Balkinization  

Friday, June 29, 2007

Worthy Successors?

Mark Tushnet

Let's assume that this week's decisions tell us something about what a conservative Supreme Court does. Borrowing from my mentor Mike Seidman, I ask what are the characteristic modes of decision-making of the conservative Court? A series of "nots": Not committed to a principle of judicial restraint; not originalist in any serious sense; not committed to following precedents even when they are uncomfortable; not incrementalist.

In a full exposition, I'd insert some qualifications and explanations: The integration cases are "originalist" if one pursues original understandings on a high enough level of generality; there's a long-ish explanation of why the distinction proferred in Hein to "save" Flast won't work in light of decisioins purporting to authorize as-applied Establishment Clause challenges to statutes that are facially constitutional; and so on. But, when you put everything together, who are the true predecessors -- in terms of method -- of Chief Justice Roberts and Justice Alito?

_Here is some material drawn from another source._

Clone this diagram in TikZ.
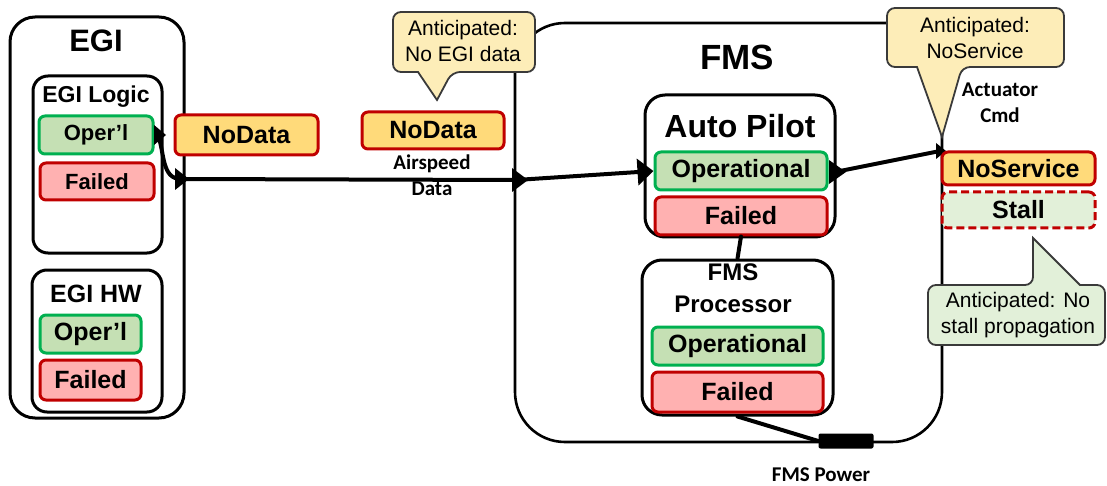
\documentclass[tikz,border=0pt]{standalone}
\usepackage{fontspec}
\setmainfont{Liberation Sans}
\newfontfamily\carl{Carlito}
\usetikzlibrary{arrows.meta}
\definecolor{grnF}{HTML}{C5E0B4}
\definecolor{grnB}{HTML}{00B050}
\definecolor{redF}{HTML}{FFB1B1}
\definecolor{redB}{HTML}{C00000}
\definecolor{yelF}{HTML}{FFDA7A}
\definecolor{calY}{HTML}{FDEDB8}
\definecolor{calG}{HTML}{E2F0D9}
\definecolor{calB}{HTML}{3A3A3A}
\definecolor{stallF}{HTML}{E2F0D9}
\newcommand\fsz[1]{\fontsize{#1}{#1}\selectfont}
\begin{document}
\begin{tikzpicture}[x=1pt,y=-1pt,
  container/.style={draw=black, line width=3pt, rounded corners=#1, inner sep=0pt},
  stbase/.style={line width=3pt, rounded corners=6pt, inner sep=0pt, font=\bfseries\fsz{25}},
  stateG/.style={stbase, draw=grnB, fill=grnF},
  stateR/.style={stbase, draw=redB, fill=redF},
  stateY/.style={stbase, draw=redB, fill=yelF},
  stateS/.style={stbase, draw=redB, fill=stallF, dash pattern=on 8pt off 4pt},
  ttl/.style={font=\bfseries\fsz{#1}, inner sep=0pt, align=center},
  lbl/.style={font=\carl\bfseries\fontsize{21}{26}\selectfont, align=center, inner sep=0pt},
  ctext/.style={font=\fontsize{21}{26}\selectfont, align=center, inner sep=0pt},
  callout/.style={draw=calB, line width=1.8pt, fill=#1},
  conn/.style={line width=4pt, line cap=round},
]
\useasboundingbox (0,0) rectangle (1107,486);

% ---------- EGI ----------
\node[container=25pt, minimum width=174pt, minimum height=401pt] (egi) at (97,217.5) {};
\node[ttl=31] (egiT) at (96,41) {EGI};
\node[container=15pt, minimum width=129pt, minimum height=177pt] (egiL) at (97.5,164.5) {};
\node[ttl=23] (egiLT) at (96,97) {EGI Logic};
\node[stateG, font=\bfseries\fsz{22}, minimum width=114pt, minimum height=38pt] (egiLOp) at (96,135) {Oper’l};
\node[stateR, font=\bfseries\fsz{22}, minimum width=114pt, minimum height=37pt] (egiLFa) at (97,181.5) {Failed};
\node[container=15pt, minimum width=130pt, minimum height=142pt] (egiH) at (97,341) {};
\node[ttl=25] (egiHT) at (96,294) {EGI HW};
\node[stateG, minimum width=101pt, minimum height=38pt] (egiHOp) at (90.5,334) {Oper’l};
\node[stateR, minimum width=101pt, minimum height=40pt] (egiHFa) at (90.5,380) {Failed};

\node[stateY, minimum width=143pt, minimum height=40pt] (nd1) at (246.5,135) {NoData};

% ---------- FMS ----------
\node[container=50pt, line width=2.6pt, minimum width=427pt, minimum height=419pt] (fms) at (728.5,232.5) {};
\node[ttl=35] (fmsT) at (737,57) {FMS};
\node[container=20pt, minimum width=190pt, minimum height=142pt] (ap) at (740,166) {};
\node[ttl=32] (apT) at (740,126) {Auto Pilot};
\node[stateG, minimum width=172pt, minimum height=38pt] (apOp) at (741,171) {Operational};
\node[stateR, minimum width=172pt, minimum height=38pt] (apFa) at (741,216) {Failed};
\node[container=20pt, minimum width=191pt, minimum height=155pt] (fp) at (737.5,337.5) {};
\node[ttl=24, font=\bfseries\fontsize{24}{32}\selectfont] (fpT) at (733,288) {FMS\\Processor};
\node[stateG, minimum width=171pt, minimum height=38pt] (fpOp) at (737.5,346) {Operational};
\node[stateR, minimum width=171pt, minimum height=40pt] (fpFa) at (737.5,392) {Failed};

\node[stateY, minimum width=142pt, minimum height=37pt] (nd2) at (433,130.5) {NoData};
\node[lbl] (airT) at (432,175) {Airspeed\\Data};

% power
\node[fill=black, minimum width=55pt, minimum height=15pt, rounded corners=2pt, inner sep=0pt] (pwr) at (846,441) {};
\node[lbl] (pwrT) at (821,475) {FMS Power};
\draw[conn] (fp.south) -- (pwr.west);
\draw[conn] (apFa.south) -- (fp.north);

% ports and connectors
\coordinate (p0) at (158,135);
\coordinate (p1) at (181,179);
\coordinate (p2) at (516,180);
\coordinate (p3) at (835,172);
\coordinate (p4) at (940,151);
\draw[conn] (p0) to[out=-70,in=180] (p1);
\draw[conn] (p1) -- (p2);
\draw[conn, -{Triangle[length=16pt,width=26pt]}] (p2) -- (apOp.west);
\draw[conn] (p3) -- (p4);
\fill (p0) ++(-4,-10) -- ++(12,10) -- ++(-12,10) -- cycle;
\fill (p1) ++(-6,-11) -- ++(14,11) -- ++(-14,11) -- cycle;
\fill (p2) ++(-4,-12) -- ++(16,12) -- ++(-16,12) -- cycle;
\fill (p3) ++(-6,-12) -- ++(17,12) -- ++(-17,12) -- cycle;
\fill (p4) ++(-4,-8) -- ++(10,8) -- ++(-10,8) -- cycle;

\node[lbl] (actT) at (1000,103) {Actuator\\Cmd};
\node[stateY, minimum width=153pt, minimum height=33pt] (nsv) at (1018.5,168.5) {NoService};
\node[stateS, minimum width=153pt, minimum height=36pt] (stall) at (1018.5,210) {Stall};

% ---------- callouts ----------
\path[callout=calY] (464,12) [rounded corners=8pt] -- (535,12) -- (535,72) -- (452,72) [sharp corners] -- (437,100) -- (418,72) [rounded corners=8pt] -- (393,72) -- (393,12) -- cycle;
\node[ctext] (c1) at (463,41) {Anticipated:\\No EGI data};

\path[callout=calY] (975,8) [rounded corners=8pt] -- (1064,8) -- (1064,67) -- (962,67) [sharp corners] -- (942,137) -- (917,67) [rounded corners=8pt] -- (887,67) -- (887,8) -- cycle;
\node[ctext] (c2) at (975,38) {Anticipated:\\NoService};

\path[callout=calG] (1016,345) [rounded corners=8pt] -- (928,345) -- (928,285) -- (1033,285) [sharp corners] -- (1033,238) -- (1080,285) [rounded corners=8pt] -- (1105,285) -- (1105,345) -- cycle;
\node[ctext] (c3) at (1018,315) {Anticipated: No\\stall propagation};
\end{tikzpicture}
\end{document}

I'd say the best candidates are Earl Warren and William Brennan.

Comments:

I ask what are the characteristic modes of decision-making of the conservative Court? A series of "nots": Not committed to a principle of judicial restraint; not originalist in any serious sense; not committed to following precedents even when they are uncomfortable; not incrementalist.

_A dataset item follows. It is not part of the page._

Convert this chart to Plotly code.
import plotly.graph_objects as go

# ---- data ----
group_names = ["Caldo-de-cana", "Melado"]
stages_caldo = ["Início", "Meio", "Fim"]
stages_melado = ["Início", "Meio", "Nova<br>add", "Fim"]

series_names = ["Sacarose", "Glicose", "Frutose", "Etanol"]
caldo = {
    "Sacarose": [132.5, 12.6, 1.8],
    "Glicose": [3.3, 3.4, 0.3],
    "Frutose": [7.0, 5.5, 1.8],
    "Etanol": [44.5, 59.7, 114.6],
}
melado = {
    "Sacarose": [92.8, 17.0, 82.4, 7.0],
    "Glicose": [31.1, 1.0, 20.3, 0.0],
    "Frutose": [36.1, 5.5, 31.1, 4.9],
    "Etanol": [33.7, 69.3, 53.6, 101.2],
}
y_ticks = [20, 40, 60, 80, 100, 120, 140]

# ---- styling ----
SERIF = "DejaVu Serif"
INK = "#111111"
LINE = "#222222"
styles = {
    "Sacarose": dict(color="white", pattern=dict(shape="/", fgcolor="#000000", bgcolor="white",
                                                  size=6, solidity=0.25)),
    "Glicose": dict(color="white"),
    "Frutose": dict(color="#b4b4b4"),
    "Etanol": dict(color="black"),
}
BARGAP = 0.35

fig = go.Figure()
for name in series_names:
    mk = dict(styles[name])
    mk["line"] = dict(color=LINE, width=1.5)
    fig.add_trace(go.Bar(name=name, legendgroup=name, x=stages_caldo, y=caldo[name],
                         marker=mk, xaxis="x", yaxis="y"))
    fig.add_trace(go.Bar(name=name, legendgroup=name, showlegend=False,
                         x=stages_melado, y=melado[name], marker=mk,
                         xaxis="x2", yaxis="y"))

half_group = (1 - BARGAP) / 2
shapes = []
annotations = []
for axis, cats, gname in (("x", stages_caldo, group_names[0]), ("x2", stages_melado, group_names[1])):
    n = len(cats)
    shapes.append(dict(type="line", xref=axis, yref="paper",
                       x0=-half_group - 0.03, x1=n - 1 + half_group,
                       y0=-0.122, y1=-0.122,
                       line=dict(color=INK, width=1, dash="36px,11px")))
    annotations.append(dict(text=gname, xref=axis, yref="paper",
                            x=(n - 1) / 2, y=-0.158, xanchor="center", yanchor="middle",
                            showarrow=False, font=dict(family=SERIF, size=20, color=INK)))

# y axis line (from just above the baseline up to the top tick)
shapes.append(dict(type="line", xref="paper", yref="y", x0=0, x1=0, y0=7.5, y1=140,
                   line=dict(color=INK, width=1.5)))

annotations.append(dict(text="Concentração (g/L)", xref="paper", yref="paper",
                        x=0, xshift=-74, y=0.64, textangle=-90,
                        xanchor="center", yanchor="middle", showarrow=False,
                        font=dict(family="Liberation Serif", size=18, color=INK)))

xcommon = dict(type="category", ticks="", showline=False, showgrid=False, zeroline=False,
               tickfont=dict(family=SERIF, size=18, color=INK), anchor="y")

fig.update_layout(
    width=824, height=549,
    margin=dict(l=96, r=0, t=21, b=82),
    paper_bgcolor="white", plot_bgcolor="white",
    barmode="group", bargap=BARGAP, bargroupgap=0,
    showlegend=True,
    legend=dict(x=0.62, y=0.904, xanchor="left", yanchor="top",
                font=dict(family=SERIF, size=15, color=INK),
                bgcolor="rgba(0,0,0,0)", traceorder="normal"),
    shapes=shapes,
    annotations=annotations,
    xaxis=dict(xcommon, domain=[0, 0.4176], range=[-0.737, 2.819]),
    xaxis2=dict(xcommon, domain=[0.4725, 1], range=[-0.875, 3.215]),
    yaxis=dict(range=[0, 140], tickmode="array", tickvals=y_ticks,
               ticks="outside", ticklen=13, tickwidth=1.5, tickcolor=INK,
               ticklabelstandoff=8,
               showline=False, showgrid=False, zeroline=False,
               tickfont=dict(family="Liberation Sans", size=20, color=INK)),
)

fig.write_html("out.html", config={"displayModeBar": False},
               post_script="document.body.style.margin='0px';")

A good samaritan who tacked a purse snatcher, took the purse and returned it to the owner is not robbing the purse snatcher, but rather is returning the purse to its rightful owner.

Originalism is being true to the Constitution as it is written and intended, not to prior Courts. Reversing prior court decisions which exceeded the Constitution and replacing them with decisions which are truer to the Constitution is not activist in the least, it is correcting part activism.